Nearly 1,600 Caymanians remain unemployed according to the latest government estimates, but as of last month only about one-third of those believed to be jobless had registered with the National Workforce Development Agency.
The workforce agency, which serves partly as a job skills training and advisory unit and partly as a recruitment agency, reported that – as of Feb. 28 – there were 593 people registered with the NWDA.
Those represent only the unemployed who have registered at the agency. There are other “underemployed” workers – those who work fewer than 37.5 hours per week – and employed workers seeking other positions or careers who also register with the NWDA.
Recently, the Cayman Islands Chamber of Commerce has suggested that all unemployed citizens who are seeking work in the Cayman Islands be required to register with the agency so that local companies will know precisely the “real” jobless numbers.

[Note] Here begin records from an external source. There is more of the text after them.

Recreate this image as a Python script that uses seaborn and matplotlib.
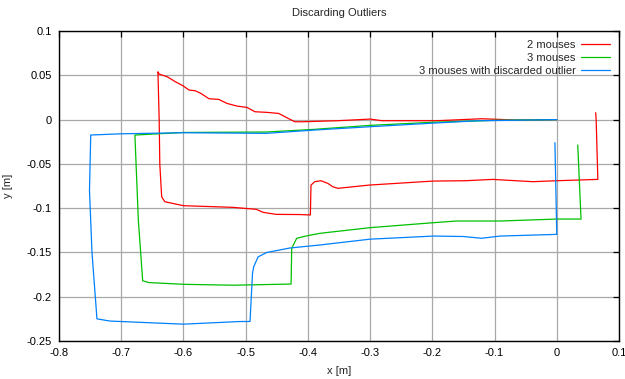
import numpy as np
import pandas as pd
import matplotlib
matplotlib.use("Agg")
import matplotlib.pyplot as plt
import seaborn as sns

# path (metres)
red_x = [0.0, -0.063, -0.121, -0.191, -0.281, -0.3, -0.351, -0.409, -0.421, -0.437,
         -0.447, -0.466, -0.485, -0.498, -0.514, -0.530, -0.543, -0.559, -0.572, -0.581,
         -0.591, -0.6, -0.613, -0.626, -0.639, -0.641, -0.639, -0.638, -0.635, -0.63,
         -0.6, -0.52, -0.483, -0.472, -0.451, -0.413, -0.396, -0.395, -0.389, -0.379,
         -0.368, -0.36, -0.352, -0.301, -0.199, -0.146, -0.103, -0.0385, 0.0, 0.066,
         0.0633, 0.0625]
red_y = [0.0, -0.0005, 0.001, -0.0012, -0.0012, 0.0006, -0.0012, -0.0024, -0.0024, 0.0033,
         0.007, 0.0082, 0.0089, 0.0138, 0.0153, 0.0183, 0.0228, 0.0236, 0.0296, 0.0326,
         0.0334, 0.0379, 0.0428, 0.0484, 0.0514, 0.054, 0.0, -0.05, -0.087, -0.0927,
         -0.0972, -0.0991, -0.1013, -0.1047, -0.107, -0.1072, -0.1077, -0.0739, -0.0701, -0.069,
         -0.072, -0.0758, -0.0776, -0.0739, -0.0694, -0.069, -0.0675, -0.0701, -0.069, -0.0675,
         -0.0005, 0.0078]

green_x = [0.0, -0.1, -0.2, -0.3, -0.39, -0.467, -0.6, -0.678, -0.6725, -0.6655,
           -0.656, -0.6, -0.52, -0.427, -0.426, -0.418, -0.4, -0.3805, -0.3, -0.198,
           -0.161, -0.091, 0.0, 0.039, 0.0337]
green_y = [0.0, -0.0008, -0.003, -0.0065, -0.011, -0.014, -0.0145, -0.0174, -0.1134, -0.182,
           -0.184, -0.186, -0.187, -0.1857, -0.1453, -0.134, -0.131, -0.1284, -0.122, -0.1164,
           -0.1145, -0.1145, -0.1123, -0.1123, -0.0287]

blue_x = [0.0, -0.127, -0.2, -0.3, -0.39, -0.467, -0.6, -0.7, -0.749, -0.751,
          -0.747, -0.739, -0.718, -0.6, -0.509, -0.493, -0.489, -0.487, -0.48, -0.466,
          -0.429, -0.381, -0.3, -0.198, -0.15, -0.121, -0.091, 0.0, -0.003]
blue_y = [0.0, -0.0013, -0.004, -0.008, -0.0118, -0.0155, -0.0148, -0.016, -0.0174, -0.08,
          -0.15, -0.225, -0.2275, -0.231, -0.228, -0.228, -0.1736, -0.166, -0.155, -0.150,
          -0.145, -0.1416, -0.135, -0.1315, -0.132, -0.134, -0.1315, -0.1296, -0.026]

labels = ["2 mouses", "3 mouses", "3 mouses with discarded outlier"]
colors = ["#ff0000", "#00c000", "#0080ff"]

frames = []
for lab, xs, ys in zip(labels, [red_x, green_x, blue_x], [red_y, green_y, blue_y]):
    frames.append(pd.DataFrame({"x": xs, "y": ys, "run": lab}))
df = pd.concat(frames, ignore_index=True)

sns.set_style("white")
plt.rcParams["font.family"] = ["Liberation Sans", "DejaVu Sans"]

fig = plt.figure(figsize=(6.25, 3.79), dpi=100)
ax = fig.add_axes([0.0944, 0.1003, 0.896, 0.8177])

sns.lineplot(data=df, x="x", y="y", hue="run", palette=colors, sort=False,
             estimator=None, linewidth=0.9, ax=ax, legend=False, zorder=3)

ax.set_xlim(-0.8, 0.1)
ax.set_ylim(-0.25, 0.1)
ax.set_xticks(np.arange(-0.8, 0.101, 0.1))
ax.set_yticks(np.arange(-0.25, 0.101, 0.05))
ax.set_xticklabels(["-0.8", "-0.7", "-0.6", "-0.5", "-0.4", "-0.3", "-0.2", "-0.1", "0", "0.1"])
ax.set_yticklabels(["-0.25", "-0.2", "-0.15", "-0.1", "-0.05", "0", "0.05", "0.1"])
ax.grid(True, color="#a8a8a8", linewidth=0.9, zorder=0)
ax.tick_params(direction="in", length=4, width=0.9, top=True, right=True,
               labelsize=8, pad=5, colors="black")
for s in ax.spines.values():
    s.set_color("black")
    s.set_linewidth(1.0)

ax.set_title("Discarding Outliers", fontsize=8, pad=11)
ax.set_xlabel("x [m]", fontsize=8, labelpad=6)
ax.set_ylabel("y [m]", fontsize=8, labelpad=10)

handles = [plt.Line2D([], [], color=c, linewidth=0.9) for c in colors]
leg = ax.legend(handles, labels, loc="upper right", frameon=False, markerfirst=False,
                fontsize=8, handlelength=2.6, labelspacing=0.25, handletextpad=0.5,
                borderaxespad=0.4)
for t in leg.get_texts():
    t.set_ha("right")
leg._legend_box.align = "right"

fig.savefig("out.png", dpi=100)
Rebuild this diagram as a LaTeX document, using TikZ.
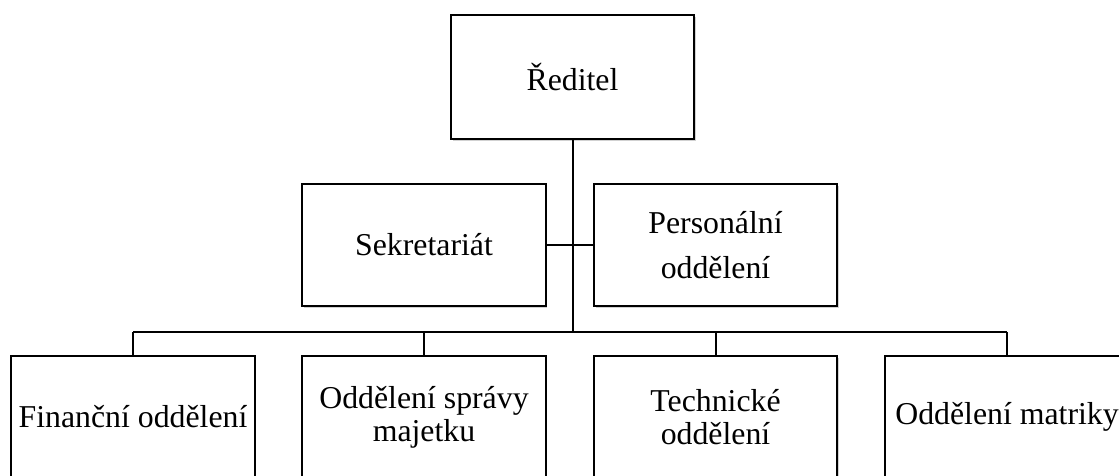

Current unemployment figures are provided by the government Economics and Statistics Office based on a survey sample size of about 1,400 residents in the Cayman Islands. The statistics office’s 2014 estimate put Caymanian unemployment at 7.9 percent, down from a year earlier when it stood at 9.4 percent. Overall unemployment dropped from 6.3 percent in 2013 to 4.7 percent in 2014.
National Workforce Development Agency Director Brian Holland did not respond to specific Cayman Compass questions regarding whether the agency thought mandatory registration of unemployed people was considered feasible or desirable. However, Mr. Holland said he believed the agency does provide good value for those who do use its services.
“The feedback that has been received [from] those who choose to access the services of the NWDA has, in large part, been positive and the public has noted the enhancements that have been made to the services that are delivered by the NWDA,” Mr. Holland said. “We are confident that those persons who are reluctant to access the services offered by the NWDA will come to see the agency as a very useful resource in their search for employment.”
Mr. Holland said the NWDA website now allows people to apply for jobs online following registration. Employers who apply for a work permit for one of those NWDA-advertised posts will be checked by the Immigration Department via the online system.
“This interface serves to increase transparency in the work permit process and provides an efficient way for employers to communicate efforts to hire a Caymanian,” Mr. Holland said.
While the NWDA site has some 1,000 local companies participating in its jobs listings program, the government does not mandate the registration of all jobs through the NWDA or any other government agency. That may soon change.
Proposals to create and implement a computerized immigration and labor database, available online 24/7, are expected to be received by the government next month. The online system would allow the Immigration Department to do a number of things that it either struggles with now, or that it simply cannot do in the current paper record management system.
For example, the system seeks to allow the relevant immigration officer or immigration-related board considering a work permit application to see – in real time – who has applied for specific jobs, including Caymanian applicants, and their relevant qualifications for the post.
Once the system goes online, any business applying for a work permit will be able to do so at any time. It is envisioned that applicants for various immigration services will also be able to pay fees online around the clock.
In addition to the immigration-related services, the site is expected to function as a jobs database where employers can post positions and certain job-seekers can post resumes which can then be viewed by businesses.
“We believe online services at immigration will mean a reduction of long wait lines and wait time in the immigration hall and a lessening of the burden of cumbersome forms and documents,” Premier Alden McLaughlin said.